Remembering the past and preparing the future
1 May 2018|

Australian policy observers are focused on President Emmanuel Macron’s first visit to Australia. But there will be another first immediately afterwards: his visit to the French territory of New Caledonia across the Coral Sea.

The purpose of Macron’s visit is to lend his personal support to the preparations under way for the long-promised independence referendum to be held 4 November. The referendum brings to an end the 1998 Noumea Accord, which, together with predecessor agreements, has presided over 30 years of stability and economic growth on our doorstep. While demonstrations and protests are normally part of the scene when French presidents visit New Caledonia, emotions are likely to be running particularly high during this visit.

Macron has timed his visit—from 3 to 5 May—very carefully to coincide with three critical anniversaries. The first is the 5 May 1988 massacre at Gossanah Cave, on the island of Ouvéa in the Loyalty Islands. This was a watershed event of the bloody 1980s civil war over independence, when frustrated Kanak independence supporters attacked a police station and took French police hostages in a cave.

The resultant French crackdown ended in 21 deaths—19 Kanak and two French police officers. It led the French state finally to address the underlying concerns it had mishandled for years: the Kanaks’ desire that their identity be recognised, and the desire of supporters of independence—mainly Kanaks—for an independence vote. French efforts resulted in the signature of the 1988 Matignon Accords, which promised a referendum by 1998.

Just one year after the Gossanah Cave deaths, on 4 May 1989, independence leaders Jean-Marie Tjibaou and his colleague Yéwéni Yéwéni were assassinated by one of their own supporters for having signed the Matignon Accords and agreed to its compromises.

The last and most important anniversary being marked by Macron’s visit is 5 May 1998, when all political parties in New Caledonia signed on to the Noumea Accord, which extended the promise of a referendum by 20 years, to November 2018, and, crucially, recognised the trauma of colonisation on the Kanak people in its preamble.

By choosing to visit at this time, Macron is making a strong symbolic gesture towards reconciliation, not shirking the Gossanah Cave event, but acknowledging the real contributions of the Matignon and Noumea Accords to the present shape of New Caledonia, and hopefully to its future.
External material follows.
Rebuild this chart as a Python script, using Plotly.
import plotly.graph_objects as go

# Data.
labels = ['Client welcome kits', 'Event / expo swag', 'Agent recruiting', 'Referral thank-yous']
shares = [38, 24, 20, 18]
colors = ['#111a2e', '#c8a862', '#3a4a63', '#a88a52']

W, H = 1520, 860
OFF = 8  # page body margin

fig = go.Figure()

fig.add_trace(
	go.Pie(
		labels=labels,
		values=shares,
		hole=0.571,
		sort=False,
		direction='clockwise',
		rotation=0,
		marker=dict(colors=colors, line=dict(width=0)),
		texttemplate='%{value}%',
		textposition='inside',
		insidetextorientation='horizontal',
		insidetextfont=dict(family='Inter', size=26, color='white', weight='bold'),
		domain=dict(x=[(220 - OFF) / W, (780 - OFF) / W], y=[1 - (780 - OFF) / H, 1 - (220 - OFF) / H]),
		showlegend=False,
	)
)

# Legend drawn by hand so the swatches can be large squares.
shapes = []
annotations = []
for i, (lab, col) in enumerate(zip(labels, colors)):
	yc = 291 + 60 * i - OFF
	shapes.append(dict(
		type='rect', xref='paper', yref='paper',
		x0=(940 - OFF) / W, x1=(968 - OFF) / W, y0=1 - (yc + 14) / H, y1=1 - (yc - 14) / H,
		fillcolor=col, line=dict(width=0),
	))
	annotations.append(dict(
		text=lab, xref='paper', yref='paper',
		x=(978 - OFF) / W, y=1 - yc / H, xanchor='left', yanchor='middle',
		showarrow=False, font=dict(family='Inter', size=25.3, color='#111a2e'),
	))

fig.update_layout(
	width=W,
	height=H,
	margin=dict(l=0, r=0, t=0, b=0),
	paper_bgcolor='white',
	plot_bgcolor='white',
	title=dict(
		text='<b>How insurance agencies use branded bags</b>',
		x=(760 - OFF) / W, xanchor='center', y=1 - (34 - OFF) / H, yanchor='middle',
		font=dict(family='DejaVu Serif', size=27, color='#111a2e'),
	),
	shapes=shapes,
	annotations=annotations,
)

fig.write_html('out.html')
During his visit, Macron will visit the capital, Noumea; the Kanak heartland in the Northern Province at Koné; and Ouvéa itself in the Loyalty Islands. Reflecting the ongoing sensitivities around the milestone events that his visit marks, word of his visit to Ouvéa led to some Kanak parties opposing a visit by Macron to Gossanah Cave. At last report, Macron wasn’t planning to go to the cave itself. He has also chosen a neutral venue, the Nouville Theatre, for his major speech, on Saturday, 5 May.

Also reflecting heightened local sensitivities, as political party leaders—both pro-France and pro-independence—meet under the auspices of a new Dialogue Group on the Future, Macron’s spokesman has indicated that the President won’t favour either side in the referendum preparation process, reiterating that it’s for Caledonians to choose their future, and that he’s ‘very attached’ to respecting their choice.

Macron’s approach during his visit will therefore be carefully calibrated. All parties are positioning themselves for the discussions under way about the future of New Caledonia after the referendum, whatever the result might be.

Recently, some pro-France parties withdrew from the core Committee of 10 leaders group that was fostered by Macron’s Prime Minister, Édouard Philippe, on the grounds that the group was giving too much attention to the effects of colonisation on the Kanak people in its draft Charter of Common Values. Philippe could only draw those groups back in by re-framing the group as the Dialogue Group on the Future and nominating a personal representative with conservative connections attractive to Caledonian loyalists.

In return, on the pro-independence side, in a bid to retain references to the damaging effects of colonisation in the Charter of Values, members of the Kanak Customary Senate, an advisory body created by the Noumea Accord, have called on Macron to declare colonisation in New Caledonia a ‘crime against humanity’, as he had labelled French colonisation in Algeria in 2017 when he was a presidential candidate.

It’s unlikely that Macron will buy into that statement, although he can be expected to defend the spirit of the Noumea Accord in ongoing discussions between local parties. Meanwhile, another group of independence supporters is watching the preparation of electoral lists closely, warning of a possible election boycott if the process isn’t deemed fair.